Fest steht : Weiss hatte Marsalek 2015 kennengelernt, 2016 ging er in einen langen Krankenstand, 2017 schied er aus dem BVT aus. Er war als Abteilungsleiter der Vorgesetze von Ott, dem seit 2017 vorgeworfen wird, für Russland spioniert zu haben. Spätestens 2018 begann Weiss, offiziell für Marsalek als „Berater“für Wirecard zu arbeiten. Nachdem Vorwürfe der Russland-Spionage gegen Weiss bekannt geworden sind, hat er sich nach Dubai abgesetzt und ist für die heimischen Behörden seither nicht mehr greifbar.
Drei Belastungszeugen
Neben dem Konvolut stützte die WKStA die Razzia auf drei Belastungszeugen. Darunter sind Weiss und ein BVT-Techniker. Auch bei dem Techniker ergibt sich eine mögliche Tangente nach Russland und zu Marsalek. Bei ihm landeten jene Handys, die hohen Beamten des Innenministeriums bei einem Kanuausflug 2017 ins Wasser gefallen waren. Der Techniker sollte die Geräte reparieren. Er soll das aber nicht gemacht haben, sondern die Daten bzw. Handys an Ott weitergegeben haben. Laut den neu bekannt gewordenen Vorwürfen gegen Ott soll dieser die Daten dann im Auftrag von Weiss und Marsalek russischen Agenten in Wien gegeben haben.
Die dritte Belastungszeugin war die Frau eines Diplomaten. Und auch hier gibt es eine mutmaßliche Spur nach Russland und zu Marsalek: Dem Diplomaten wird vorgeworfen, die Formel des russischen Kampfstoffs Nowitschok an Marsalek verraten zu haben. Er wurde suspendiert, der Diplomat dementiert die Vorwürfe. Zuletzt erklärte im „Kurier“ein Sicherheitsberater, dass rund um die Nowitschok-Formel „zu viele Leute in Österreich Zugang zu dieser Akte gehabt“hätten: Ott hätte die Formel jedenfalls auch gehabt.
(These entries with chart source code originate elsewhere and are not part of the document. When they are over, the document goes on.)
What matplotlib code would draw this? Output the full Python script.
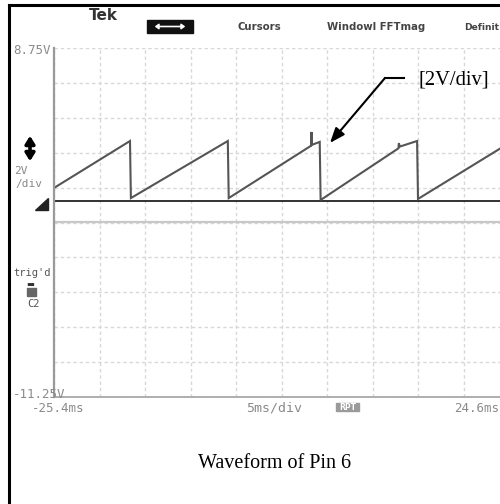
import matplotlib
matplotlib.use("Agg")
import matplotlib.pyplot as plt
from matplotlib.patches import Polygon, FancyArrowPatch, Rectangle
from matplotlib.lines import Line2D

# ---- data (time in ms, voltage in V) ----
t_ms = [-25.4, -17.05, -16.95, -6.3, -6.2, 2.85, 2.9, 2.95, 3.8, 3.9,
        12.45, 12.5, 12.6, 14.5, 14.6, 24.6]
v_V = [0.73, 3.42, 0.15, 3.42, 0.15, 3.15, 3.94, 3.2, 3.37, 0.04,
       3.0, 3.3, 3.1, 3.42, 0.1, 3.3]
x_range = [-25.4, 24.6]
y_range = [-11.25, 8.75]
ground_level = 0.0
split_level = -1.2
top_label = "8.75V"
bottom_label = "-11.25V"
left_time = "-25.4ms"
right_time = "24.6ms"
timebase = "5ms/div"
menu_items = ["Cursors", "Windowl FFTmag", "Definit"]
caption = "Waveform of Pin 6"
note = "[2V/div]"

W, H = 500, 504
fig = plt.figure(figsize=(W / 100, H / 100), dpi=100)
fig.patch.set_facecolor("white")

def fx(px):
    return px / W

def fy(py):
    return 1 - py / H

# outer frame (left + top)
fig.add_artist(Line2D([fx(9), fx(9)], [fy(5), fy(504)], color="black", lw=2.2, transform=fig.transFigure))
fig.add_artist(Line2D([fx(9), fx(500)], [fy(5), fy(5)], color="black", lw=2.2, transform=fig.transFigure))

# axes: x 54..509 px, y 48..397 px
ax = fig.add_axes([fx(54), fy(397), fx(509) - fx(54), fy(48) - fy(397)])
ax.set_xlim(*x_range)
ax.set_ylim(*y_range)
ax.set_xticks([x_range[0] + 5 * i for i in range(11)])
ax.set_yticks([y_range[0] + 2 * i for i in range(11)])
ax.grid(True, color="#d8d8d8", lw=1.0, ls=(0, (2.5, 2)))
ax.tick_params(length=0, labelleft=False, labelbottom=False)
for s in ["top", "right"]:
    ax.spines[s].set_visible(False)
ax.spines["left"].set_color("#9a9a9a")
ax.spines["left"].set_linewidth(1.6)
ax.spines["bottom"].set_color("#a8a8a8")
ax.spines["bottom"].set_linewidth(1.3)
ax.set_facecolor("white")

ax.axhline(split_level, color="#c8c8c8", lw=1.6)
ax.axhline(ground_level, color="#222222", lw=1.3)
ax.plot(t_ms, v_V, color="#555555", lw=1.5, solid_joinstyle="miter")

# annotation arrow and label
ax.plot([10.97, 13.06], [7.03, 7.03], color="black", lw=1.5)
ax.annotate("", xy=(4.93, 3.31), xytext=(10.97, 7.03),
            arrowprops=dict(arrowstyle="-|>,head_length=0.9,head_width=0.35",
                            color="black", lw=1.5, shrinkA=0, shrinkB=0))
ax.text(14.6, 6.9, note, family="Liberation Serif", fontsize=14.8, va="center", ha="left")

# menu bar
fig.text(fx(89), fy(15), "Tek", fontsize=11, fontweight="bold", color="#333333", va="center")
fig.add_artist(Rectangle((fx(147), fy(33)), fx(46), fy(20) - fy(33), color="#111111", transform=fig.transFigure))
fig.add_artist(FancyArrowPatch((fx(152), fy(26.5)), (fx(188), fy(26.5)), arrowstyle="<|-|>,head_length=2,head_width=1.5",
                               color="white", lw=1.2, transform=fig.transFigure))
for xp, lab, fs in zip([237, 327, 464], menu_items, [7.3, 7.3, 6.6]):
    fig.text(fx(xp), fy(27), lab, fontsize=fs, fontweight="bold", color="#444444", va="center")

# left side labels
gray = "#8a8a8a"
mono = "DejaVu Sans Mono"
fig.text(fx(13), fy(51), top_label, fontsize=9, family=mono, color=gray, va="center")
fig.add_artist(FancyArrowPatch((fx(30), fy(133)), (fx(30), fy(164)), arrowstyle="<|-|>,head_length=4.5,head_width=2.8",
                               color="black", lw=2.6, transform=fig.transFigure))
fig.text(fx(14), fy(171), "2V", fontsize=8, family=mono, color=gray, va="center")
fig.text(fx(15), fy(184), "/div", fontsize=8, family=mono, color=gray, va="center")
fig.add_artist(Polygon([(fx(35), fy(210)), (fx(48), fy(210)), (fx(48), fy(198))], closed=True,
                       color="#222222", transform=fig.transFigure))
fig.text(fx(13), fy(273), "trig'd", fontsize=7.5, family=mono, color="#555555", va="center")
fig.text(fx(26), fy(284), "▬", fontsize=6, color="#333333", va="center")
fig.add_artist(Rectangle((fx(27), fy(296)), fx(9), fy(288) - fy(296), color="#666666", transform=fig.transFigure))
fig.text(fx(27), fy(304), "C2", fontsize=7.5, family=mono, color="#555555", va="center")
fig.text(fx(13), fy(395), bottom_label, fontsize=9, family=mono, color=gray, va="center")
fig.text(fx(32), fy(409), left_time, fontsize=9, family=mono, color=gray, va="center")

# bottom readouts
fig.text(fx(246), fy(408), timebase, fontsize=9.5, family=mono, color=gray, va="center")
fig.add_artist(Rectangle((fx(336), fy(411)), fx(23), fy(403) - fy(411), color="#9a9a9a", transform=fig.transFigure))
fig.text(fx(347.5), fy(407), "RPT", fontsize=5.5, color="white", va="center", ha="center", fontweight="bold")
fig.text(fx(454), fy(408), right_time, fontsize=9, family=mono, color=gray, va="center")

# caption
fig.text(fx(275), fy(463), caption, family="Liberation Serif", fontsize=14.5, ha="center", va="center")

fig.savefig("out.png", dpi=100)
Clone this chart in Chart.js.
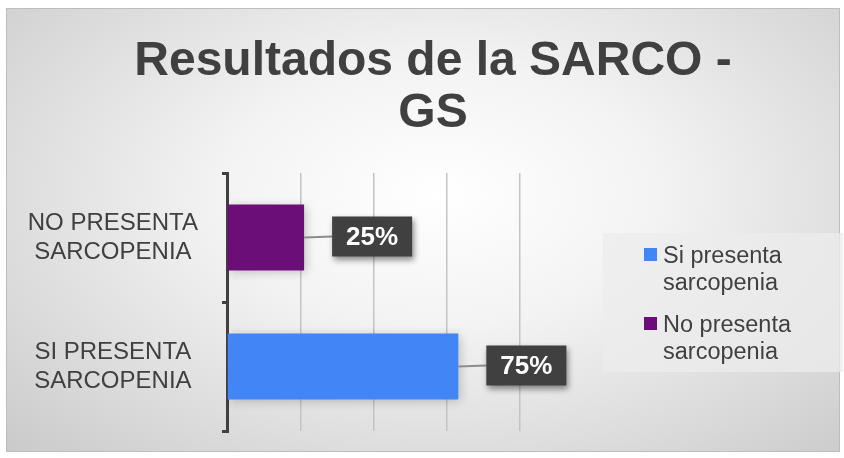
<!DOCTYPE html>
<html>
<head>
<meta charset="utf-8">
<script src="https://cdn.jsdelivr.net/npm/chart.js@4/dist/chart.umd.min.js"></script>
<style>
  body { margin: 0; background: #fff; }
  #card {
    position: absolute; left: 6px; top: 8px; width: 834px; height: 444px;
    background: radial-gradient(ellipse 75% 85% at 52% 42%, #ffffff 0%, #f3f3f3 35%, #d9d9d9 75%, #c8c8c8 100%);
    border: 1px solid #bdbdbd; box-sizing: border-box;
  }
  #card canvas { position: absolute; left: 0; top: 0; }
  #title {
    position: absolute; left: 18px; top: 24px; width: 816px; text-align: center;
    font-family: "Liberation Sans", Arial, sans-serif; font-weight: bold; font-size: 48px;
    line-height: 52px; color: #404040;
  }
  #legend {
    position: absolute; left: 596px; top: 224px; width: 240px; height: 139px;
    background: rgba(236,236,236,0.75); box-sizing: border-box; padding: 9px 0 0 41px;
    font-family: "Liberation Sans", Arial, sans-serif; font-size: 23.5px; color: #404040;
  }
  .item { display: flex; align-items: flex-start; margin-bottom: 16px; line-height: 26.5px; }
  .sw { width: 13px; height: 13px; margin: 6px 6px 0 0; flex: none; }
  .txt { width: 140px; }
</style>
</head>
<body>
<div id="card">
  <canvas id="chart" width="834" height="444"></canvas>
  <div id="title"></div>
  <div id="legend"></div>
</div>
<script>
const titleLines = ["Resultados de la SARCO -", "GS"];
const categories = [["NO PRESENTA", "SARCOPENIA"], ["SI PRESENTA", "SARCOPENIA"]];
const seriesNames = ["Si presenta sarcopenia", "No presenta sarcopenia"];
const siValues = [null, 75];
const noValues = [25, null];
const valueLabels = ["25%", "75%"];

const textColor = "#404040";

// callout boxes with a leader line, like the office-style data labels
const calloutPlugin = {
  id: "callouts",
  afterDatasetsDraw(chart) {
    const ctx = chart.ctx;
    chart.data.datasets.forEach((ds, di) => {
      chart.getDatasetMeta(di).data.forEach((bar, i) => {
        if (ds.data[i] == null) return;
        const text = valueLabels[i];
        ctx.save();
        ctx.font = "bold 26px 'Liberation Sans', Arial, sans-serif";
        const w = ctx.measureText(text).width + 28;
        const h = 40;
        const x0 = bar.x + 28;
        const y0 = bar.y - h / 2 - 1;
        ctx.strokeStyle = "#8c8c8c";
        ctx.lineWidth = 2;
        ctx.beginPath();
        ctx.moveTo(bar.x, bar.y);
        ctx.lineTo(x0, bar.y - 1);
        ctx.stroke();
        ctx.shadowColor = "rgba(0,0,0,0.45)";
        ctx.shadowBlur = 6;
        ctx.shadowOffsetX = 2;
        ctx.shadowOffsetY = 3;
        ctx.fillStyle = "#404040";
        ctx.fillRect(x0, y0, w, h);
        ctx.shadowColor = "transparent";
        ctx.fillStyle = "#ffffff";
        ctx.textAlign = "center";
        ctx.textBaseline = "middle";
        ctx.fillText(text, x0 + w / 2, y0 + h / 2 + 1);
        ctx.restore();
      });
    });
  }
};

const shadowPlugin = {
  id: "barShadow",
  beforeDatasetsDraw(chart) {
    const ctx = chart.ctx;
    ctx.save();
    ctx.shadowColor = "rgba(0,0,0,0.22)";
    ctx.shadowBlur = 10;
    ctx.shadowOffsetX = 2;
    ctx.shadowOffsetY = 2;
  },
  afterDatasetsDraw(chart) {
    chart.ctx.restore();
  }
};

document.getElementById("title").innerHTML = titleLines.join("<br>");

const chart = new Chart(document.getElementById("chart"), {
  type: "bar",
  data: {
    labels: categories,
    datasets: [
      { label: seriesNames[0], data: siValues, backgroundColor: "#4285f4" },
      { label: seriesNames[1], data: noValues, backgroundColor: "#6b0e77" }
    ]
  },
  options: {
    indexAxis: "y",
    responsive: false,
    animation: false,
    grouped: false,
    barPercentage: 0.51,
    categoryPercentage: 1,
    layout: { padding: { left: 0, right: 321, bottom: 22, top: 164 } },
    plugins: {
      legend: { display: false },
      tooltip: { enabled: false },
      title: { display: false }
    },
    scales: {
      x: {
        min: 0,
        max: 95,
        afterFit(scale) { scale.height = 0; },
        ticks: { display: false, stepSize: 23.75 },
        grid: { color: "#c4c4c4", lineWidth: 1.5, drawTicks: false },
        border: { display: false }
      },
      y: {
        afterFit(scale) {
          scale.width = 220;
          scale.paddingTop = 0;
          scale.paddingBottom = 0;
        },
        ticks: {
          color: textColor,
          crossAlign: "center",
          padding: 24,
          font: { family: "'Liberation Sans', Arial, sans-serif", size: 24 },
        },
        grid: { drawOnChartArea: false, drawTicks: true, tickLength: 5, color: textColor, lineWidth: 3 },
        border: { display: true, color: textColor, width: 3 }
      }
    }
  },
  plugins: [shadowPlugin, calloutPlugin]
});

// legend built from the datasets, text wraps like the original
const legendEl = document.getElementById("legend");
chart.data.datasets.forEach(ds => {
  const item = document.createElement("div");
  item.className = "item";
  item.innerHTML = '<span class="sw" style="background:' + ds.backgroundColor + '"></span><span class="txt">' + ds.label + "</span>";
  legendEl.appendChild(item);
});
</script>
</body>
</html>
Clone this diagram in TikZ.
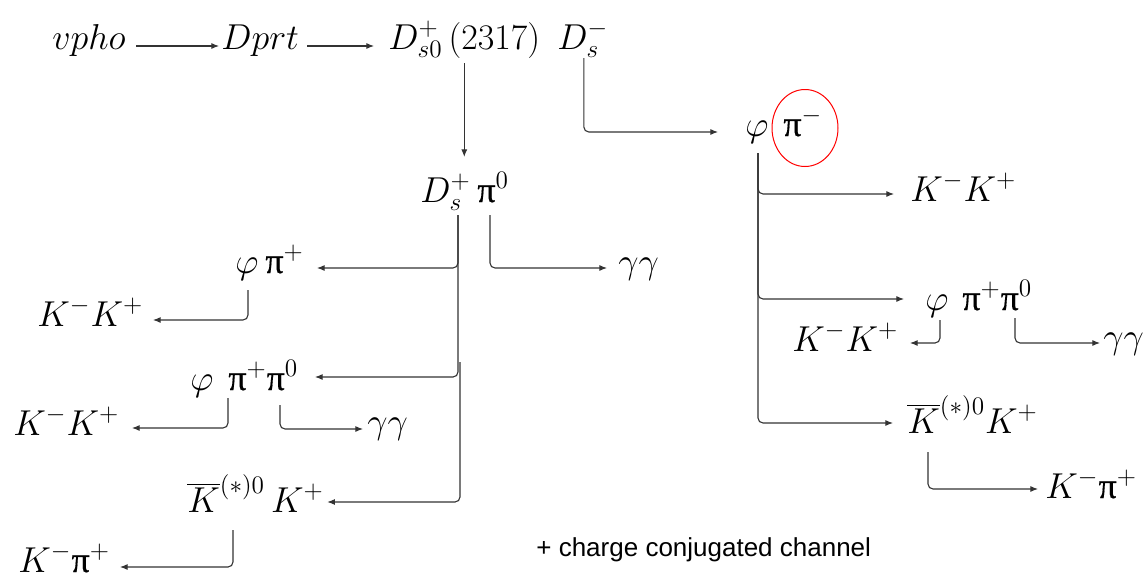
\RequirePackage{fix-cm}
\documentclass[tikz,border=0pt]{standalone}
\usepackage{fontspec}
\newfontfamily\grk[FakeBold=0.4]{Liberation Serif}
\newfontfamily\lsans{Liberation Sans}
\usetikzlibrary{arrows.meta,calc,shapes.geometric}
\newcommand\ppi{\mbox{\grk π}}
\begin{document}
\begin{tikzpicture}[x=0.5pt,y=-0.5pt,
  lbl/.style={inner sep=0pt, anchor=base west, font=\fontsize{18}{22}\selectfont},
  arr/.style={draw=black!80, line width=0.55pt, -{Latex[length=3.8pt,width=3pt]}, rounded corners=2.5pt}]
\useasboundingbox (0,0) rectangle (1146,584);
% top row
\node[lbl] (vpho) at (52,49) {$vpho$};
\node[lbl] (Dprt) at (221,49) {$Dprt$};
\node[lbl] (Ds0) at (388,49) {$D^+_{s0}\,(2317)$};
\node[lbl] (Dsm) at (557,49) {$D^-_s$};
% centre
\node[lbl] (DsP) at (420,202) {$D^+_s$};
\node[lbl] (piz) at (477,202) {$\ppi^0$};
% right branch
\node[lbl] (phiR) at (745,136) {$\varphi$};
\node[lbl] (pimR) at (783,136) {$\ppi^-$};
\node[draw=red, line width=0.5pt, ellipse, minimum width=33pt, minimum height=38.5pt, inner sep=0pt] (ring) at (805,128) {};
\node[lbl] (KKr) at (910,201) {$K^-K^+$};
\node[lbl] (phi2) at (925,310) {$\varphi$};
\node[lbl] (pp2) at (962,310) {$\ppi^+\ppi^0$};
\node[lbl] (KK3) at (792,351) {$K^-K^+$};
\node[lbl] (gg2) at (1103,348) {$\gamma\gamma$};
\node[lbl] (Kbr) at (907,433) {$\overline{K}^{(*)0}K^+$};
\node[lbl] (Kpr) at (1045,498) {$K^-\ppi^+$};
% left branch
\node[lbl] (phiL1) at (235,273) {$\varphi$};
\node[lbl] (piL1) at (265,273) {$\ppi^+$};
\node[lbl] (gg1) at (618,273) {$\gamma\gamma$};
\node[lbl] (KK1) at (37,326) {$K^-K^+$};
\node[lbl] (phiL2) at (190,390) {$\varphi$};
\node[lbl] (ppL2) at (228,390) {$\ppi^+\ppi^0$};
\node[lbl] (KK2) at (13,435) {$K^-K^+$};
\node[lbl] (gg3) at (367,433) {$\gamma\gamma$};
\node[lbl] (KbL) at (187,512) {$\overline{K}^{(*)0}\,K^+$};
\node[lbl] (Kpl) at (18,572) {$K^-\ppi^+$};
\node[inner sep=0pt, anchor=base west, font=\lsans\fontsize{13}{15}\selectfont] (note) at (536,556) {+ charge conjugated channel};
% connectors top
\draw[arr] ($(vpho.base east)+(10,-3)$) -- ($(Dprt.base west)+(-2,-3)$);
\draw[arr] ($(Dprt.base east)+(8,-3)$) -- ($(Ds0.base west)+(-14,-3)$);
\draw[arr] ($(Ds0.base)+(0,14)$) -- ++(0,94);
\draw[arr] ($(Dsm.base)+(1,9)$) |- ($(phiR.base west)+(-27,-4)$);
% right
\draw[arr] ($(phiR.base west)+(13,17)$) |- ($(KKr.base west)+(-16,-7)$);
\draw[arr] ($(phiR.base west)+(13,17)$) |- ($(phi2.base west)+(-21,-11)$);
\draw[arr] ($(phiR.base west)+(13,17)$) |- ($(Kbr.base west)+(-14,-10)$);
\draw[arr] ($(phi2.base west)+(15,10)$) |- ($(KK3.base west)+(118,-8)$);
\draw[arr] ($(pp2.base west)+(53,8)$) |- ($(gg2.base west)+(-3,-5)$);
\draw[arr] ($(Kbr.base west)+(21,19)$) |- ($(Kpr.base west)+(-7,-9)$);
% left
\draw[arr] ($(DsP.base west)+(38,13)$) |- ($(piL1.base west)+(52,-5)$);
\draw[arr] ($(DsP.base west)+(38,13)$) |- ($(ppL2.base west)+(87,-13)$);
\draw[arr] ($(DsP.base west)+(40,160)$) |- ($(KbL.base east)+(3,-10)$);
\draw[arr] ($(piz.base west)+(13,13)$) |- ($(gg1.base west)+(-11,-5)$);
\draw[arr] ($(phiL1.base west)+(13,17)$) |- ($(KK1.base west)+(116,-6)$);
\draw[arr] ($(ppL2.base west)+(0,8)$) |- ($(KK2.base west)+(119,-7)$);
\draw[arr] ($(ppL2.base west)+(52,15)$) |- ($(gg3.base west)+(-4,-4)$);
\draw[arr] ($(KbL.base west)+(46,18)$) |- ($(Kpl.base west)+(102,-5)$);
\end{tikzpicture}
\end{document}
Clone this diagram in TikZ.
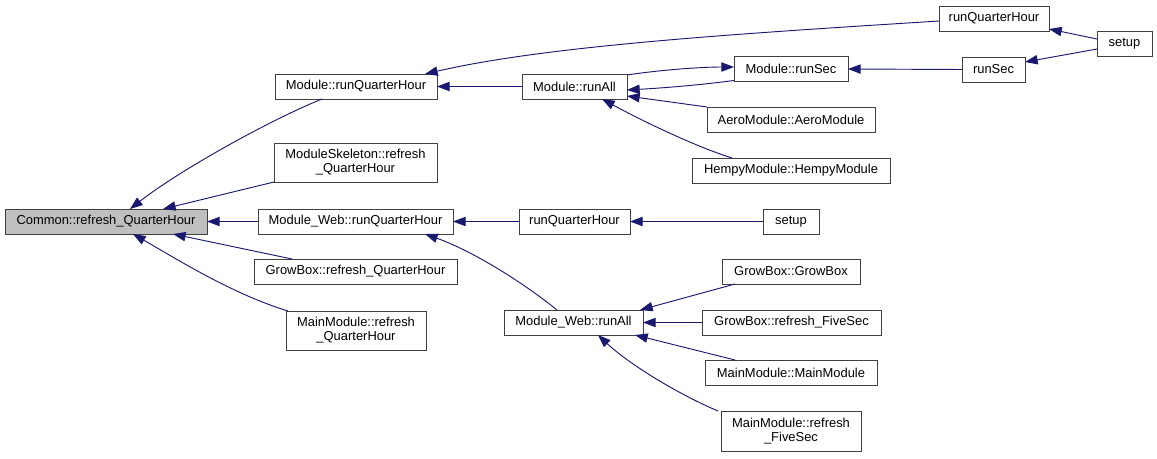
\documentclass[tikz,border=0pt]{standalone}
\usepackage{fontspec}
\setmainfont{Liberation Sans}
\usetikzlibrary{arrows.meta,calc}
\definecolor{edgeblue}{HTML}{191970}
\definecolor{boxline}{HTML}{404040}
\definecolor{hifill}{HTML}{BFBFBF}
\tikzset{
  fn/.style={draw=boxline, line width=0.75pt, fill=white, inner sep=0pt, outer sep=0pt,
    minimum height=18.75pt, align=center, font=\fontsize{9.7}{10.6}\selectfont},
  tall/.style={minimum height=29.25pt},
  cgarrow/.style={draw=edgeblue, line width=0.7pt, arrows={Triangle[length=9.5pt,width=7pt,fill=edgeblue]-}},
}
\begin{document}
\begin{tikzpicture}[x=0.75pt,y=-0.75pt]
\useasboundingbox (0,0) rectangle (1157,458);
% nodes
\node[fn, fill=hifill, minimum width=151.5pt] (common) at (106,221.5) {Common::refresh\_QuarterHour};
\node[fn, minimum width=121.5pt] (mrqh) at (356,86.5) {Module::runQuarterHour};
\node[fn, tall, minimum width=122.25pt] (mskel) at (355.5,162.5) {ModuleSkeleton::refresh\\\_QuarterHour};
\node[fn, minimum width=146.25pt] (mwrqh) at (355.5,221.5) {Module\_Web::runQuarterHour};
\node[fn, minimum width=152.25pt] (gbrqh) at (355.5,271.5) {GrowBox::refresh\_QuarterHour};
\node[fn, tall, minimum width=105pt] (mmrqh) at (356,330.5) {MainModule::refresh\\\_QuarterHour};
\node[fn, minimum width=78.75pt] (mrunall) at (574.5,86.5) {Module::runAll};
\node[fn, minimum width=85.5pt] (mrunsec) at (791,69) {Module::runSec};
\node[fn, minimum width=126pt] (aero) at (791,119.5) {AeroModule::AeroModule};
\node[fn, minimum width=148.5pt] (hempy) at (791,170.5) {HempyModule::HempyModule};
\node[fn, minimum width=82.5pt] (rqhtop) at (994,18.5) {runQuarterHour};
\node[fn, minimum width=41.25pt] (setuptop) at (1124.5,44) {setup};
\node[fn, minimum width=47.25pt] (runsec) at (993.5,69.5) {runSec};
\node[fn, minimum width=83.25pt] (rqhmid) at (574.5,221.5) {runQuarterHour};
\node[fn, minimum width=42pt] (setupmid) at (791,221.5) {setup};
\node[fn, minimum width=104.25pt] (mwrunall) at (573.5,322.5) {Module\_Web::runAll};
\node[fn, minimum width=103.5pt] (gbgb) at (791,271.5) {GrowBox::GrowBox};
\node[fn, minimum width=134.25pt] (gbfs) at (791.5,322.5) {GrowBox::refresh\_FiveSec};
\node[fn, minimum width=129pt] (mmmm) at (791,372.5) {MainModule::MainModule};
\node[fn, minimum width=105pt, minimum height=30pt] (mmfs) at (791,431) {MainModule::refresh\\\_FiveSec};
% edges
\draw[cgarrow] ($(common.north west)+(125,0)$) .. controls (180,170) and (270,120) .. ($(mrqh.south west)+(47,0)$);
\draw[cgarrow] ($(common.north west)+(158,0)$) -- (mskel.south west);
\draw[cgarrow] (common.east) -- (mwrqh.west);
\draw[cgarrow] ($(common.south west)+(168,0)$) -- ($(gbrqh.north west)+(38,0)$);
\draw[cgarrow] ($(common.south west)+(128,0)$) .. controls (175,258) and (232,294) .. ($(mmrqh.north west)+(2,0)$);
\draw[cgarrow] ($(mrqh.north east)+(-12,0)$) .. controls (550,45) and (750,33) .. ($(rqhtop.west)+(0,2.5)$);
\draw[cgarrow] (mrqh.east) -- (mrunall.west);
\draw[cgarrow] ($(mrunall.east)+(0,3.5)$) .. controls (680,87) and (715,83) .. ($(mrunsec.south west)+(0,-1)$);
\draw[cgarrow] ($(mrunsec.west)+(0,-2)$) .. controls (700,67) and (660,70) .. ($(mrunall.north east)+(0,1)$);
\draw[cgarrow] (mrunsec.east) -- (runsec.west);
\draw[cgarrow] ($(mrunall.east)+(0,9.5)$) -- (aero.north west);
\draw[cgarrow] ($(mrunall.south west)+(80,0)$) .. controls (650,125) and (700,148) .. ($(hempy.north west)+(40,0)$);
\draw[cgarrow] ($(rqhtop.south east)+(0,-2)$) -- ($(setuptop.west)+(0,-5)$);
\draw[cgarrow] ($(runsec.east)+(0,-7.5)$) -- ($(setuptop.west)+(0,5)$);
\draw[cgarrow] (mwrqh.east) -- (rqhmid.west);
\draw[cgarrow] (rqhmid.east) -- (setupmid.west);
\draw[cgarrow] ($(mwrqh.south east)+(-28,0)$) .. controls (470,250) and (520,280) .. ($(mwrunall.north west)+(53,0)$);
\draw[cgarrow] ($(mwrunall.north east)+(-3,0)$) -- ($(gbgb.south west)+(13,0)$);
\draw[cgarrow] (mwrunall.east) -- (gbfs.west);
\draw[cgarrow] ($(mwrunall.south east)+(-8,0)$) -- ($(mmmm.north west)+(30,0)$);
\draw[cgarrow] ($(mwrunall.south east)+(-45,0)$) .. controls (630,365) and (680,395) .. ($(mmfs.north west)+(-3,0)$);
\end{tikzpicture}
\end{document}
Alle drei Zeugen galten als eng mit Ott verbunden. Ott hatte im Zuge der Razzia auch im Hintergrund mitgewirkt. So versuchte er auch, die WKStA mit weiteren Belastungszeugen zu versorgen.
Verbindungen zu Marsalek
Es sei erstaunlich, dass bei all diesen Belastungszeugen Verbindungen zu Marsalek und russischen Geheimdiensten im Raum stehen und all diese Zeugen rund um die BVT-Razzia miteinander im Kontakt gestanden wären, sagt Riegler. Die internationale Dimension der Causa werde immer offensichtlicher. Im Rückblick könne man meinen, dass „das fast generalstabsmäßig“koordiniert wurde: „Das wirkt wie eine regelrechte Destabilisierungskampagne gegen Österreich.“
Die Razzia beschädigte Österreichs Verfassungsschutz schwer. Das BVT hatte schon vorher nicht das beste Ansehen im Kreis der Nachrichtendienste genossen, nun war das Vertrauen der ausländischen Partner vollends verspielt. Vor allem auch, weil befürchtet wurde, dass Daten im Zuge der Razzia ihren Weg in den Kreml finden könnten.